> STORED RECORDS
■ ■ ■ ■

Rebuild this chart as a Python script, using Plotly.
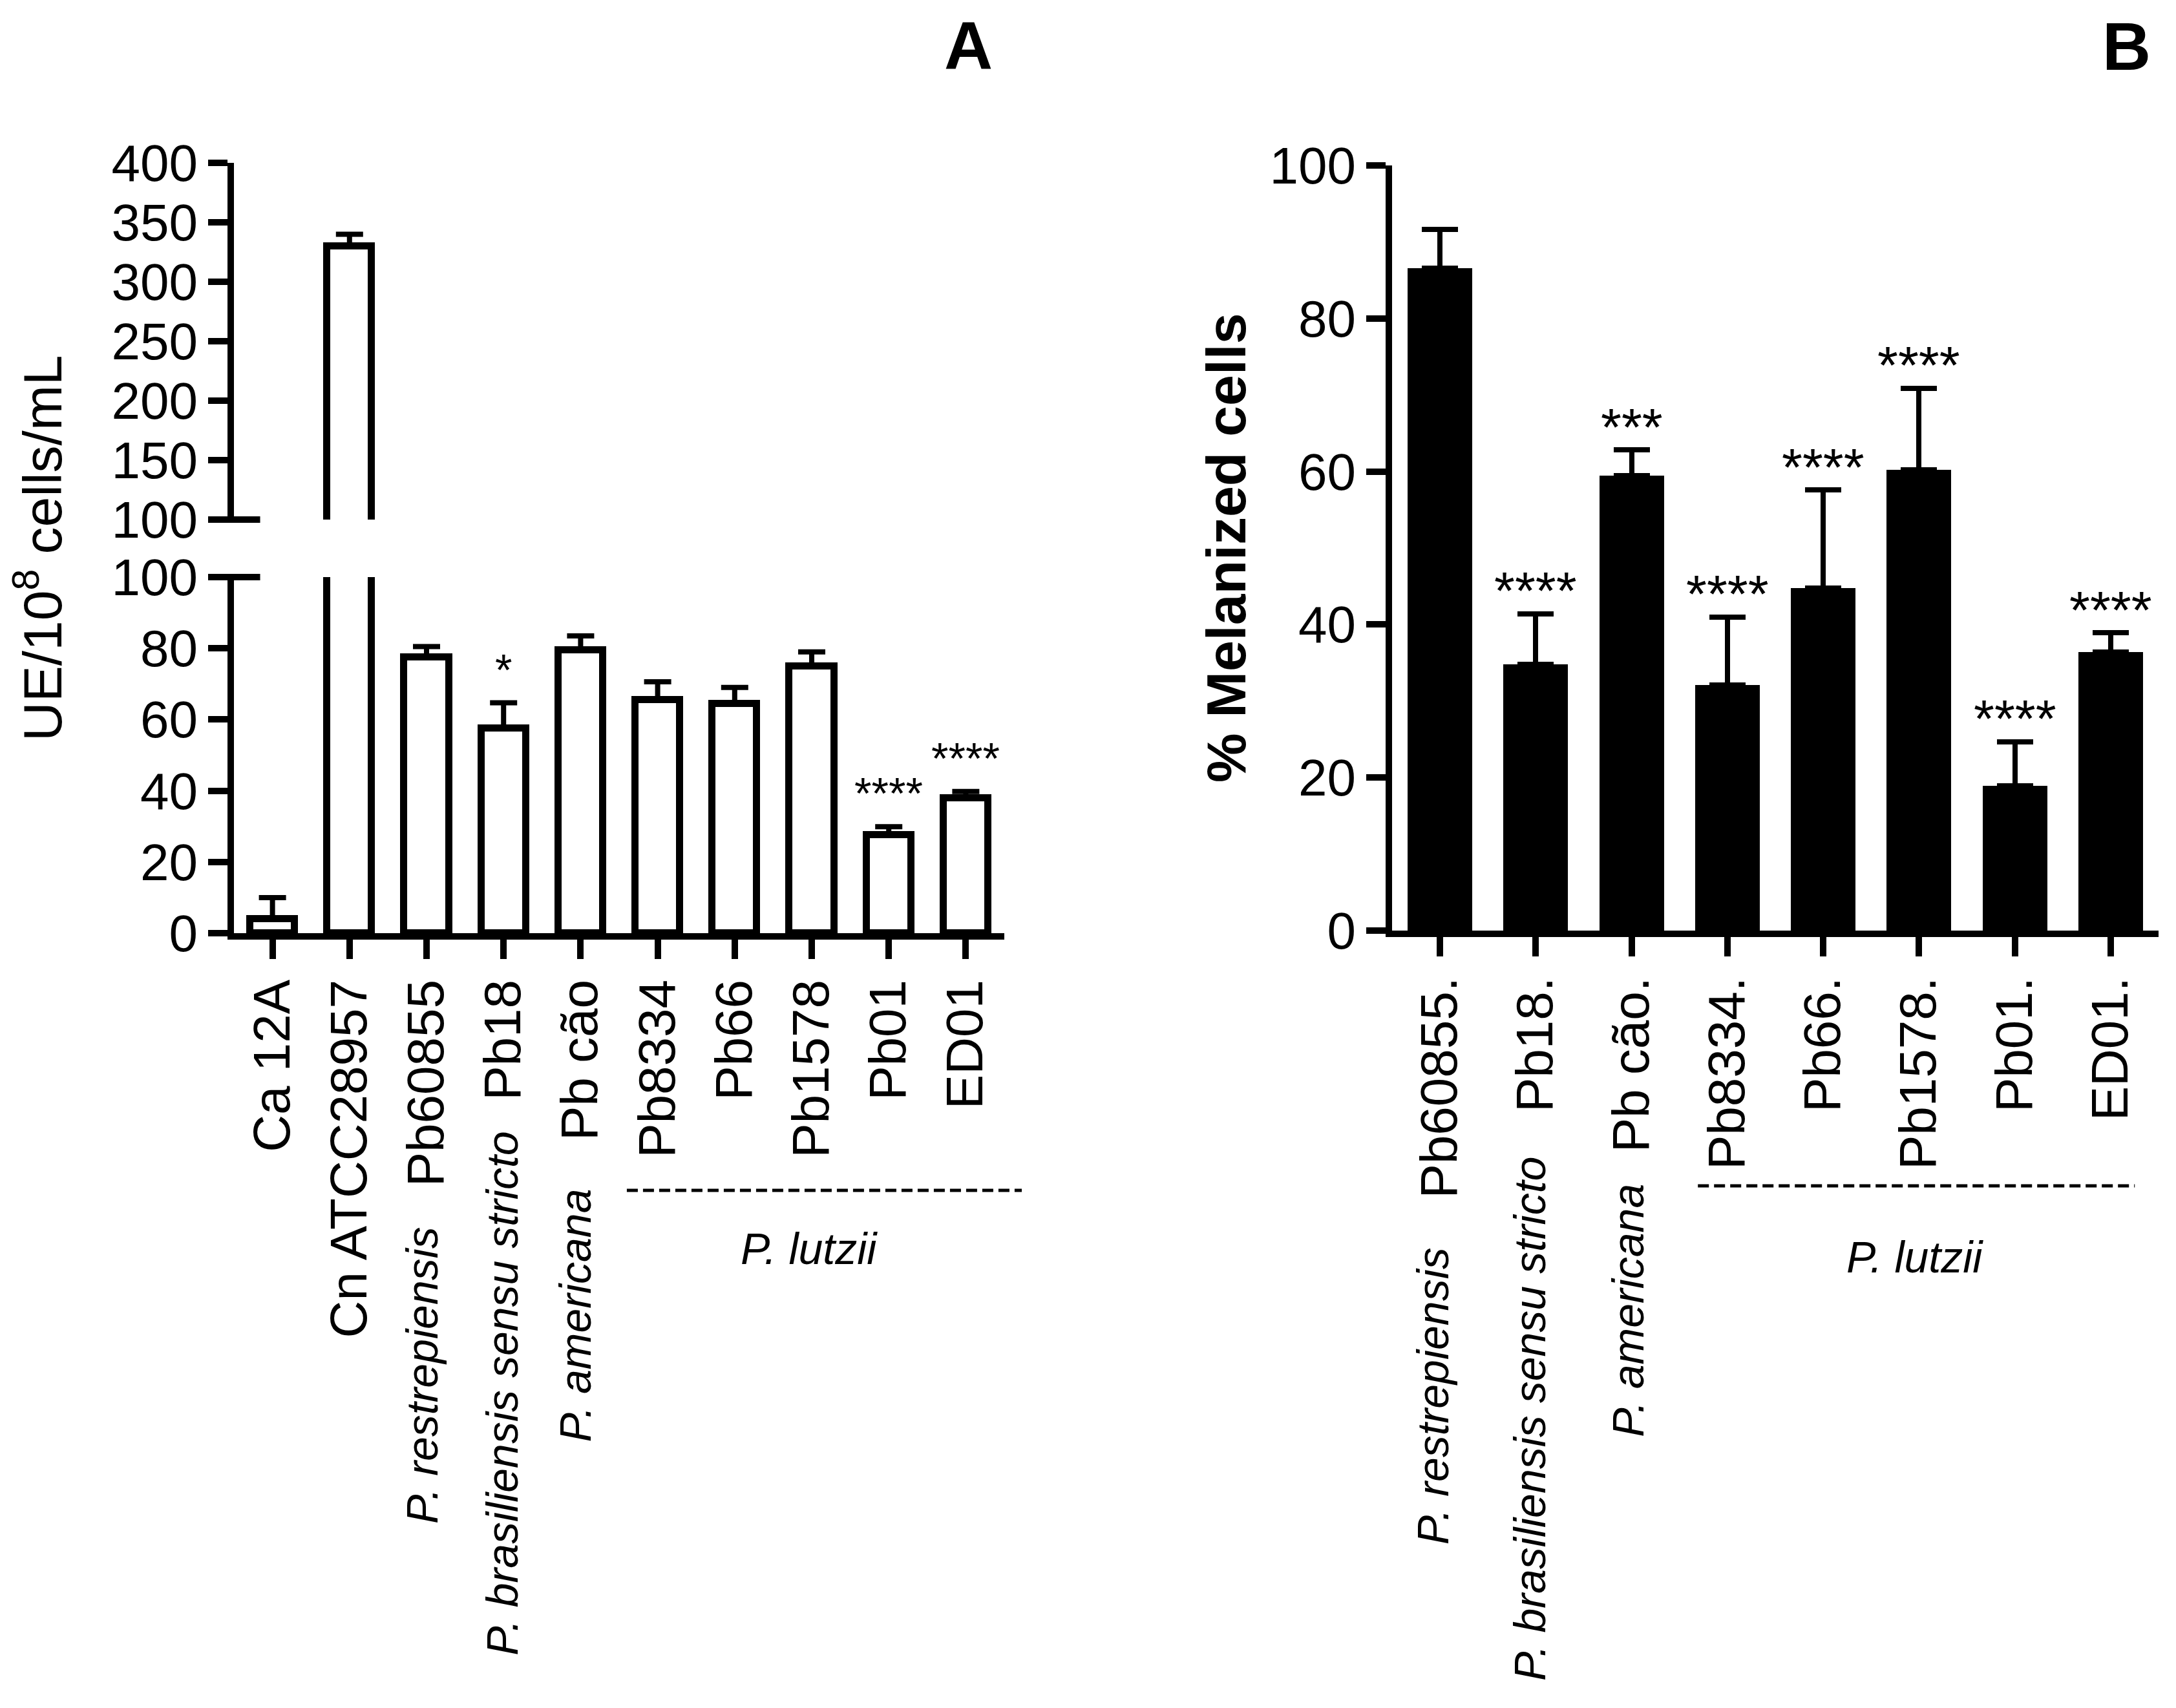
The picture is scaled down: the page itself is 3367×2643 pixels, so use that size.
import plotly.graph_objects as go

# panel A: UE / 10^8 cells/mL (broken y axis)
labels_a = ["Ca 12A", "Cn ATCC28957", "Pb60855", "Pb18", "Pb cão",
            "Pb8334", "Pb66", "Pb1578", "Pb01", "ED01"]
ue_mean = [4, 330, 77.5, 57.5, 79.5, 65.5, 64.5, 75, 27.5, 38]
ue_err = [6, 10, 3, 7.2, 4, 5.1, 4.5, 4, 2.4, 1.8]
ue_stars = ["", "", "", "*", "", "", "", "", "****", "****"]

# panel B: % melanized cells
labels_b = ["Pb60855.", "Pb18.", "Pb cão.", "Pb8334.", "Pb66.",
            "Pb1578.", "Pb01.", "ED01."]
mel_mean = [86.6, 34.8, 59.5, 32.1, 44.8, 60.2, 18.9, 36.4]
mel_err = [5, 6.6, 3.3, 8.9, 12.8, 10.7, 5.8, 2.5]
mel_stars = ["", "****", "***", "****", "****", "****", "****", "****"]

FONT = "Liberation Sans, Arial, sans-serif"
OFF = 8  # page body margin
FW, FH = 3367 - 2 * OFF, 2643 - 2 * OFF


def px(x):
    return (x - OFF) / FW


def py(y):
    return 1 - (y - OFF) / FH


fig = go.Figure()

bar_a = dict(x=labels_a, y=ue_mean, width=0.58,
             marker=dict(color="white", line=dict(color="black", width=11)),
             error_y=dict(type="data", array=ue_err, arrayminus=[0] * len(ue_err),
                          symmetric=False, color="black", thickness=8, width=21),
             showlegend=False, hoverinfo="x+y")

# lower and upper segments of the broken axis get the same data
fig.add_trace(go.Bar(xaxis="x", yaxis="y", **bar_a))
fig.add_trace(go.Bar(xaxis="x2", yaxis="y2", **bar_a))

fig.add_trace(go.Bar(
    x=labels_b, y=mel_mean, width=0.674, xaxis="x3", yaxis="y3",
    marker=dict(color="black", line=dict(color="black", width=0)),
    error_y=dict(type="data", array=mel_err, arrayminus=[0] * len(mel_err),
                 symmetric=False, color="black", thickness=8, width=28),
    showlegend=False, hoverinfo="x+y"))

axis_common = dict(showline=True, linecolor="black", linewidth=10,
                   ticks="outside", ticklen=30, tickwidth=10, tickcolor="black",
                   showgrid=False, zeroline=False, automargin=False,
                   tickfont=dict(family=FONT, size=80, color="black"))

xa_dom = [px(362), px(1554)]
xb_dom = [px(2154), px(3340)]

fig.update_layout(
    width=FW, height=FH,
    margin=dict(l=0, r=0, t=0, b=0, autoexpand=False),
    paper_bgcolor="white", plot_bgcolor="white",
    font=dict(family=FONT, color="black"),
    bargap=0,
    xaxis=dict(domain=xa_dom, anchor="y", type="category", range=[-0.5, 9.5],
               tickangle=-90, **axis_common),
    yaxis=dict(domain=[py(1444), py(893)], anchor="x", range=[0, 100],
               tickvals=[0, 20, 40, 60, 80, 100], **axis_common),
    xaxis2=dict(domain=xa_dom, anchor="y2", type="category", range=[-0.5, 9.5],
                matches="x", visible=False),
    yaxis2=dict(domain=[py(804), py(252)], anchor="x2", range=[100, 400],
                tickvals=[100, 150, 200, 250, 300, 350, 400], **axis_common),
    xaxis3=dict(domain=xb_dom, anchor="y3", type="category", range=[-0.5, 7.5],
                tickangle=-90, **axis_common),
    yaxis3=dict(domain=[py(1440), py(256)], anchor="x3", range=[0, 100],
                tickvals=[0, 20, 40, 60, 80, 100], **axis_common),
)

ann = []

# significance stars above the error bars
for lab, m, e, s in zip(labels_a, ue_mean, ue_err, ue_stars):
    if s:
        ann.append(dict(x=lab, y=m + e, xref="x", yref="y", text=s, showarrow=False,
                        xanchor="center", yanchor="middle", yshift=52,
                        font=dict(family=FONT, size=68, color="black")))
for lab, m, e, s in zip(labels_b, mel_mean, mel_err, mel_stars):
    if s:
        ann.append(dict(x=lab, y=m + e, xref="x3", yref="y3", text=s, showarrow=False,
                        xanchor="center", yanchor="middle", yshift=36,
                        font=dict(family=FONT, size=82, color="black")))

# axis titles and panel letters
centre = dict(xref="paper", yref="paper", showarrow=False,
              xanchor="center", yanchor="middle")
ann.append(dict(x=px(60), y=py(848), text="UE/10<sup>8</sup> cells/mL", textangle=-90,
                font=dict(family=FONT, size=84, color="black"), **centre))
ann.append(dict(x=px(1897), y=py(848), text="<b>% Melanized cells</b>", textangle=-90,
                font=dict(family=FONT, size=86, color="black"), **centre))
ann.append(dict(x=px(1498), y=py(70), text="<b>A</b>",
                font=dict(family=FONT, size=104, color="black"), **centre))
ann.append(dict(x=px(3290), y=py(72), text="<b>B</b>",
                font=dict(family=FONT, size=104, color="black"), **centre))

# species group labels
ital = dict(family=FONT, size=68, color="black")
species_a = [("Pb60855", "<i>P. restrepiensis</i>", -7, 1896),
             ("Pb18", "<i>P. brasiliensis sensu stricto</i>", -3, 1749),
             ("Pb cão", "<i>P. americana</i>", -8, 1837)]
for lab, txt, dx, ytop in species_a:
    ann.append(dict(x=lab, xref="x", y=py(ytop), yref="paper", text=txt,
                    textangle=-90, showarrow=False, xanchor="center", yanchor="top",
                    xshift=dx, font=ital))
species_b = [("Pb60855.", "<i>P. restrepiensis</i>", -11, 1928),
             ("Pb18.", "<i>P. brasiliensis sensu stricto</i>", -10, 1788),
             ("Pb cão.", "<i>P. americana</i>", -6, 1830)]
for lab, txt, dx, ytop in species_b:
    ann.append(dict(x=lab, xref="x3", y=py(ytop), yref="paper", text=txt,
                    textangle=-90, showarrow=False, xanchor="center", yanchor="top",
                    xshift=dx, font=ital))
ann.append(dict(x="Pb1578", xref="x", y=py(1932), yref="paper",
                text="<i>P. lutzii</i>", showarrow=False, xanchor="center",
                yanchor="middle", xshift=-4, font=ital))
ann.append(dict(x="Pb1578.", xref="x3", y=py(1945), yref="paper",
                text="<i>P. lutzii</i>", showarrow=False, xanchor="center",
                yanchor="middle", xshift=-6, font=ital))

fig.update_layout(annotations=ann)

# break marks on the y axis of panel A and dashed group lines
shapes = [
    dict(type="line", xref="x domain", yref="y domain", x0=-0.03, x1=0.034, y0=1, y1=1,
         line=dict(color="black", width=10)),
    dict(type="line", xref="x2 domain", yref="y2 domain", x0=-0.03, x1=0.034, y0=0, y1=0,
         line=dict(color="black", width=10)),
    dict(type="line", xref="x domain", yref="paper", x0=0.510, x1=1.0227,
         y0=py(1842), y1=py(1842),
         line=dict(color="black", width=5, dash="17px,8px")),
    dict(type="line", xref="x3 domain", yref="paper", x0=0.399, x1=0.969,
         y0=py(1835), y1=py(1835),
         line=dict(color="black", width=5, dash="17px,8px")),
]
fig.update_layout(shapes=shapes)

fig.write_html("out.html")
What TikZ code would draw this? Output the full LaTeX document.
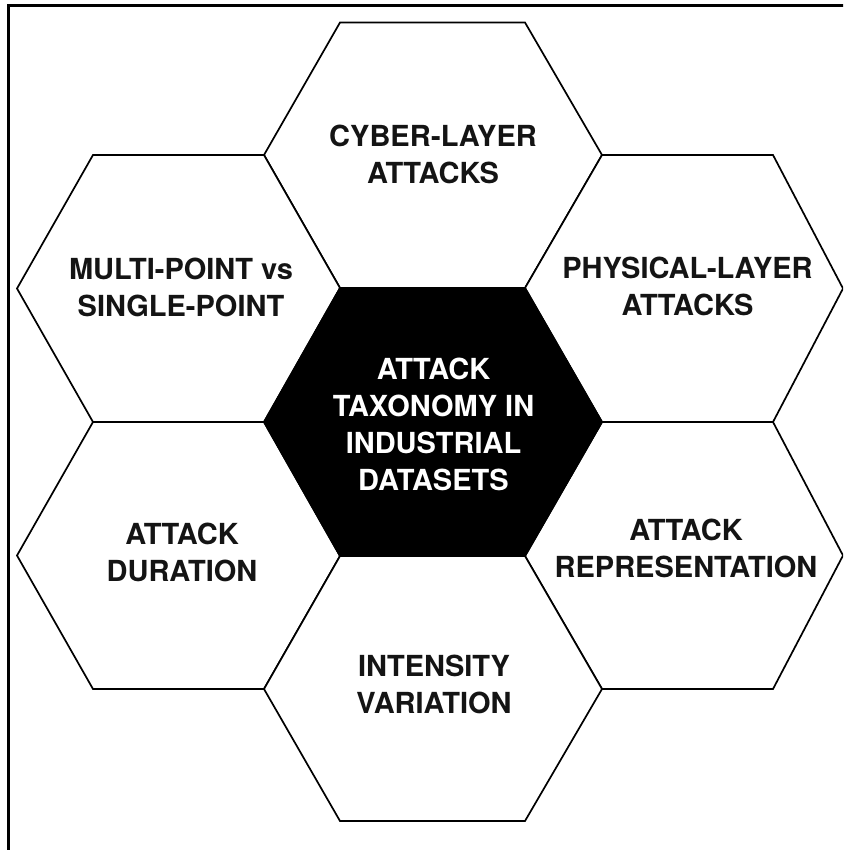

■ ■ ■ ■

> PROBLEM STATEMENT
Scan the material above. Extract every line in which the word "size" occurs.

> OUTPUT
The picture is scaled down: the page itself is 3367×2643 pixels, so use that size.
                   tickfont=dict(family=FONT, size=80, color="black"))
                        font=dict(family=FONT, size=68, color="black")))
                        font=dict(family=FONT, size=82, color="black")))
                font=dict(family=FONT, size=84, color="black"), **centre))
                font=dict(family=FONT, size=86, color="black"), **centre))
                font=dict(family=FONT, size=104, color="black"), **centre))
                font=dict(family=FONT, size=104, color="black"), **centre))
ital = dict(family=FONT, size=68, color="black")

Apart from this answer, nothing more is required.